“Resul Hazreti yarın için nesne koymazdı. Hep harcederdi ve hem buyurdu ki:”Bugünden yarına nesne gizlemeyin ki bugünün rızkını veren yarın da verir” dedi.
“Kardeşinize yardım kılın mazlum ise eğer zalim ise dahi.”
Bir kişi kalkıp sordu: “Eğer mazlum ise yardım edelim eğer zalim ise nice yardım edelim?”
Resulullah buyurdu: “ Zulmünden men eyleyin o ona yardımcıdır.”
“Kim ki yoksul olsa halka bildirse yani halktan nesne dilese ve umsa hiç yoksulluğu gitmeye. Amma yoksulluğunu Tanrı’ya bildirse Tanrı’dan nesne dilese ya dilediği zaman verir ya biraz sonra verir.”
Her kim asi olsa tamuya girecektir; eğer Kureyş aslından ve Muhammed neslinden padişah dahi olsa. Her kim de Tanrı’ya muti olsa uçmağa girecektir; eğer Habeş’ten gelmiş kul ise de.
Firavun dedi: “Acaba ikimizden bisaadet Kimse var mıdır? “Şeytan dedi: “vardır. “Firavun sordu: “kimdir? “Şeytan dedi: “ Falan yerde bir salih kişi vardır. Dünyalıkta bir ineği vardır. O ineğin sütünü sağar, yarısını kendine nafaka edinir, yarısını bir fakir komşusu vardır ona verir.
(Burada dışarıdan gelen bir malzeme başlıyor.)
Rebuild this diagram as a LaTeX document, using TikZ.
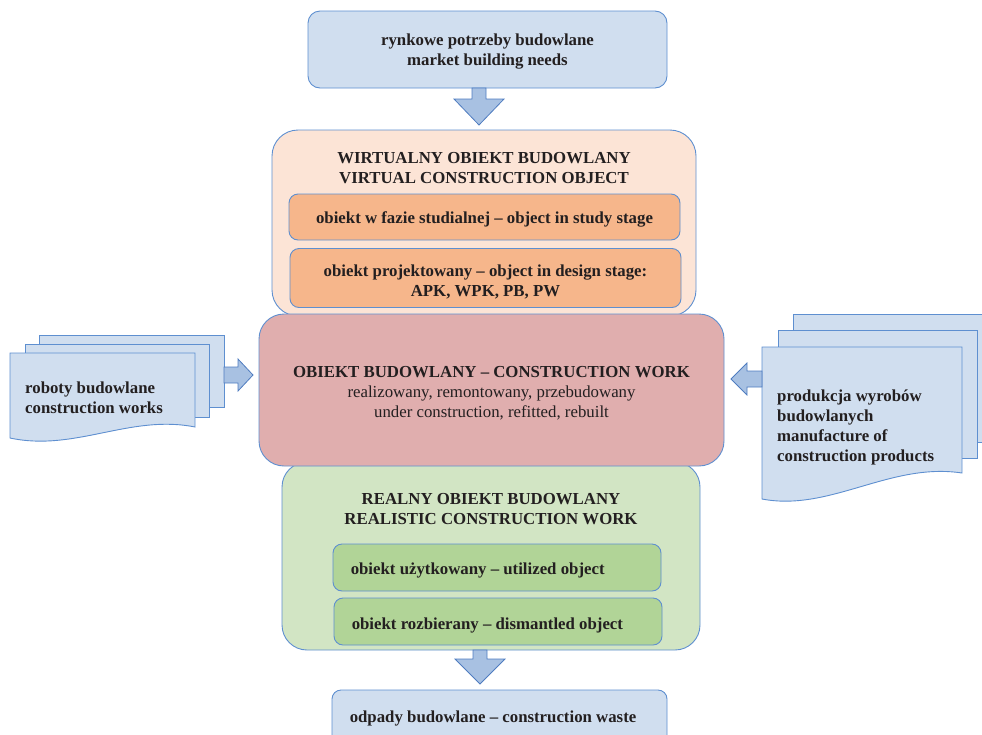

Böyle iken fakir komşu daima haset eder; “ Ah, yani niye helak olsa!” Diye hacet diler kendinin ineği olmadığını için. O senden ve benden daha bedbaht bisaadettir.”
“Tamu gibi hiç acayip nesne görmedim ki tamudan kaçarız diyen kişiler nice uyuyabilir! Cennet gibi acayip görklü makam görmedim ki uçmak isteriz ve severiz diyenler nice uyurlar!”